All EV’s are bloody zippy starters (that is why they have such carefully crafted it’s tail lights, those need to show off 😉 ). I did some theoretical calculations in the SpeakEV forum.
When accelerating the car maintains two limits:
- the torque that the motor and drive train can handle. For the Zoe this is 220 Nm on the motor, 2000 Nm on the wheels. This translates to a force on the car of 7400 N.
- the power the controllers and motor can handle. This is limited to 72 kW (with some peaking to 78, but we’ll stick to 72).
At first, the torque limit is maintained, giving the 1468 kg car, a linear acceleration of 5 m/s2. 7400 N acting on 1468 kg gives you that. Mind you, this is half of the earth’s gravity acceleration!

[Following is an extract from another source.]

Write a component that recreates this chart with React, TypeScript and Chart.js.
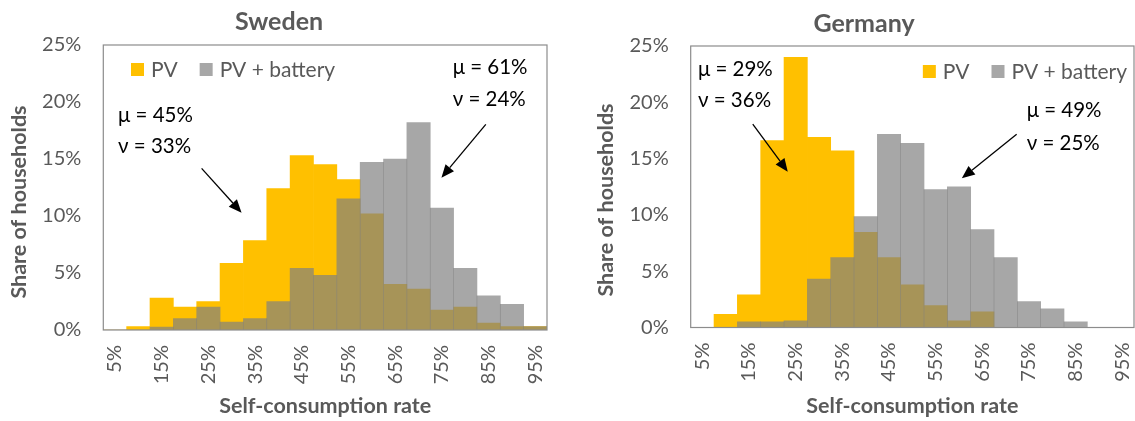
import React, { useEffect, useRef } from 'react';
import { Chart, registerables } from 'chart.js';

Chart.register(...registerables);

// ---------- data ----------
const categories = ['5%', '10%', '15%', '20%', '25%', '30%', '35%', '40%', '45%', '50%', '55%', '60%', '65%', '70%', '75%', '80%', '85%', '90%', '95%'];
const seriesNames = ['PV', 'PV + battery'];
const swedenPV = [0, 0.3, 2.8, 2.0, 2.5, 5.85, 7.85, 12.4, 15.3, 14.5, 13.2, 10.2, 4.0, 3.6, 1.75, 2.0, 0.6, 0.3, 0.3];
const swedenBattery = [0, 0, 0.25, 1.0, 2.0, 0.7, 1.0, 2.5, 5.4, 4.8, 11.5, 14.7, 15.0, 18.2, 10.7, 5.4, 3.0, 2.25, 0.3];
const germanyPV = [0, 1.16, 2.9, 16.6, 24.0, 16.9, 15.7, 8.45, 6.2, 3.8, 1.95, 0.6, 1.4, 0, 0, 0, 0, 0, 0];
const germanyBattery = [0, 0, 0.5, 0.5, 0.6, 4.3, 6.2, 9.85, 17.15, 16.35, 12.25, 12.5, 8.7, 6.2, 2.3, 1.65, 0.5, 0, 0];
const yTickValues = [0, 5, 10, 15, 20, 25];

// annotations in data space (x: category index, y: percent)
const swedenNotes = [
  { type: 'text', x: 0.13, y: 18.8, text: 'μ = 45%' },
  { type: 'text', x: 0.13, y: 16.1, text: 'ν = 33%' },
  { type: 'arrow', x1: 3.71, y1: 14.18, x2: 5.42, y2: 10.29 },
  { type: 'text', x: 14.46, y: 23.0, text: 'μ = 61%' },
  { type: 'text', x: 14.46, y: 20.2, text: 'ν = 24%' },
  { type: 'arrow', x1: 15.88, y1: 18.04, x2: 13.98, y2: 13.36 },
];
const germanyNotes = [
  { type: 'text', x: -0.19, y: 22.96, text: 'μ = 29%' },
  { type: 'text', x: -0.19, y: 20.14, text: 'ν = 36%' },
  { type: 'arrow', x1: 2.16, y1: 18.07, x2: 3.66, y2: 13.84 },
  { type: 'text', x: 13.9, y: 19.25, text: 'μ = 49%' },
  { type: 'text', x: 13.9, y: 16.36, text: 'ν = 25%' },
  { type: 'arrow', x1: 13.47, y1: 17.16, x2: 11.12, y2: 13.25 },
];

// ---------- styles ----------
const H = 421;
const FONT = 'Lato, "Open Sans", "DejaVu Sans", sans-serif';
const TEXT = '#595959';
const PV_COLOR = '#FFC000';
const BAT_COLOR = 'rgba(127,127,127,0.69)';
const FRAME = '#8c8c8c';
const TITLE_SIZE = 25;
const AXIS_TITLE_SIZE = 21.5;
const TICK_SIZE = 20;
const LEGEND_SIZE = 21;
const NOTE_SIZE = 20.5;

const panels = [
  {
    key: 'se', title: 'Sweden', pv: swedenPV, bat: swedenBattery, notes: swedenNotes,
    left: 11, width: 537, plotLeft: 92.3, plotTop: 45, plotBottom: 330, titleY: 21.5,
    yTitleX: 8.5, yTitleY: 202, legendAlign: 'start', legendOffset: 27.7, legendY: 24.5,
  },
  {
    key: 'de', title: 'Germany', pv: germanyPV, bat: germanyBattery, notes: germanyNotes,
    left: 594, width: 541, plotLeft: 96.7, plotTop: 46, plotBottom: 327.5, titleY: 23.5,
    yTitleX: 11.8, yTitleY: 200, legendAlign: 'end', legendOffset: 7, legendY: 25.5,
  },
];

const overlayPlugin = {
  id: 'overlay',
  afterDatasetsDraw(chart: any, _args: any, opts: any) {
    const { ctx, chartArea } = chart;
    const xs = chart.scales.x;
    const ys = chart.scales.y;
    ctx.save();
    // frame
    ctx.strokeStyle = FRAME;
    ctx.lineWidth = 1.2;
    ctx.strokeRect(chartArea.left, chartArea.top, chartArea.right - chartArea.left, chartArea.bottom - chartArea.top);

    // legend
    ctx.font = `${LEGEND_SIZE}px ${FONT}`;
    ctx.textBaseline = 'middle';
    ctx.textAlign = 'left';
    const box = 13, gapText = 7, gapItem = 22;
    const items = chart.data.datasets.map((d: any) => ({ label: d.label, color: d.backgroundColor, w: ctx.measureText(d.label).width }));
    const total = items.reduce((s: number, it: any, i: number) => s + box + gapText + it.w + (i > 0 ? gapItem : 0), 0);
    let lx = opts.legendAlign === 'start' ? chartArea.left + opts.legendOffset : chartArea.right - opts.legendOffset - total;
    const ly = chartArea.top + opts.legendY;
    items.forEach((it: any) => {
      ctx.fillStyle = it.color;
      ctx.fillRect(lx, ly - box / 2, box, box);
      ctx.fillStyle = TEXT;
      ctx.fillText(it.label, lx + box + gapText, ly + 1);
      lx += box + gapText + it.w + gapItem;
    });

    // annotations
    ctx.font = `${NOTE_SIZE}px ${FONT}`;
    ctx.fillStyle = '#000';
    ctx.strokeStyle = '#000';
    (opts.notes || []).forEach((n: any) => {
      if (n.type === 'text') {
        ctx.fillText(n.text, xs.getPixelForValue(n.x), ys.getPixelForValue(n.y));
      } else {
        const x1 = xs.getPixelForValue(n.x1), y1 = ys.getPixelForValue(n.y1);
        const x2 = xs.getPixelForValue(n.x2), y2 = ys.getPixelForValue(n.y2);
        const ang = Math.atan2(y2 - y1, x2 - x1);
        const L = 13, W = 5.5;
        const bx = x2 - L * Math.cos(ang), by = y2 - L * Math.sin(ang);
        ctx.lineWidth = 1.3;
        ctx.beginPath();
        ctx.moveTo(x1, y1);
        ctx.lineTo(bx, by);
        ctx.stroke();
        ctx.beginPath();
        ctx.moveTo(x2, y2);
        ctx.lineTo(bx + W * Math.sin(ang), by - W * Math.cos(ang));
        ctx.lineTo(bx - W * Math.sin(ang), by + W * Math.cos(ang));
        ctx.closePath();
        ctx.fill();
      }
    });

    // y axis title
    ctx.font = `bold ${AXIS_TITLE_SIZE}px ${FONT}`;
    ctx.fillStyle = TEXT;
    ctx.textAlign = 'center';
    ctx.translate(opts.yTitleX, opts.yTitleY);
    ctx.rotate(-Math.PI / 2);
    ctx.fillText(opts.yTitle, 0, 0);
    ctx.restore();
  },
};

function Panel({ cfg }: { cfg: any }) {
  const ref = useRef<HTMLCanvasElement>(null);
  useEffect(() => {
    const lh = TITLE_SIZE * 1.2;
    const chart = new Chart(ref.current as HTMLCanvasElement, {
      type: 'bar',
      data: {
        labels: categories,
        datasets: [
          { label: seriesNames[0], data: cfg.pv, backgroundColor: PV_COLOR, order: 2, grouped: false, barPercentage: 1, categoryPercentage: 1, borderWidth: 0 } as any,
          { label: seriesNames[1], data: cfg.bat, backgroundColor: BAT_COLOR, order: 1, grouped: false, barPercentage: 1, categoryPercentage: 1, borderWidth: 0 } as any,
        ],
      },
      options: {
        animation: false,
        responsive: true,
        maintainAspectRatio: false,
        layout: { padding: { left: 0, right: 1, top: 0, bottom: 0 } },
        plugins: {
          legend: { display: false },
          tooltip: { enabled: false },
          title: {
            display: true,
            text: cfg.title,
            color: TEXT,
            font: { family: FONT, size: TITLE_SIZE, weight: 'bold', lineHeight: 1.2 },
            padding: { top: cfg.titleY - lh / 2, bottom: cfg.plotTop - cfg.titleY - lh / 2 },
          },
          overlay: {
            notes: cfg.notes,
            legendAlign: cfg.legendAlign,
            legendOffset: cfg.legendOffset,
            legendY: cfg.legendY,
            yTitle: 'Share of households',
            yTitleX: cfg.yTitleX,
            yTitleY: cfg.yTitleY,
          },
        } as any,
        scales: {
          x: {
            grid: { display: false, drawTicks: false },
            border: { display: false },
            ticks: {
              autoSkip: false,
              maxRotation: 90,
              minRotation: 90,
              padding: 15,
              color: TEXT,
              font: { family: FONT, size: TICK_SIZE },
              callback: (_v: any, i: number) => (i % 2 === 0 ? categories[i] : ''),
            },
            title: {
              display: true,
              text: 'Self-consumption rate',
              color: TEXT,
              font: { family: FONT, size: AXIS_TITLE_SIZE, weight: 'bold', lineHeight: 1.2 },
              padding: { top: 0, bottom: 2 },
            },
            afterFit: (s: any) => {
              s.height = H - cfg.plotBottom;
              s.paddingLeft = 0;
              s.paddingRight = 0;
            },
          },
          y: {
            min: 0,
            max: 25,
            afterBuildTicks: (s: any) => {
              s.ticks = yTickValues.map((v) => ({ value: v }));
            },
            grid: { display: false, drawTicks: false },
            border: { display: false },
            ticks: {
              padding: 22,
              color: TEXT,
              font: { family: FONT, size: TICK_SIZE },
              callback: (v: any) => v + '%',
            },
            afterFit: (s: any) => {
              s.width = cfg.plotLeft;
              s.paddingTop = 0;
              s.paddingBottom = 0;
            },
          },
        },
      },
      plugins: [overlayPlugin],
    });
    return () => chart.destroy();
  }, [cfg]);
  return (
    <div style={{ position: 'absolute', left: cfg.left, top: 0, width: cfg.width, height: H }}>
      <canvas ref={ref} />
    </div>
  );
}

export default function App() {
  return (
    <div style={{ position: 'fixed', left: 0, top: 0, width: 1135, height: H, background: '#fff' }}>
      {panels.map((p) => (
        <Panel key={p.key} cfg={p} />
      ))}
    </div>
  );
}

When reaching 9.8 m/s (35 km/h), so after just under 2 seconds, the car hits it’s power limit and torque (and therefore acceleration) starts to bleed off. To reach 100 km/h (27.8 m/s) under full power requires another 6.9 seconds. This can be calculated using the formula:
speed = Sqrt (2 * power * t / mass)
determining the t’s for 9.8 m/s (0.98) and 27.8 m/s (7.88), and taking the difference between those t’s.
This all totals to 8.9 seconds to get from standstill to 100 km/h, which I think is not earth shattering, but pretty impressive for a 1468 kg small family car. Most EV’s are a tad faster. These calculations ignore the weight of yours truly & friends, friction, but also said 78 kW.
A few weeks back I pulled to a traffic light, two lanes going left. Behind me was a guy, I think in an old 206, who had determined he wanted to be “that” guy, and he tried to cut immediately in the leftmost lane. As I went there (because I had to go left at the next traffic light again), he made a crazy manoeuvre to get next to me in the right lane. I was with a friend and I told him to hold tight. The 206 came pretty close to blowing his engine, we heard it screaming behind us. The youngster ended up so frustrated that he jumped next queue over the bus lane. We had a good laugh over that one.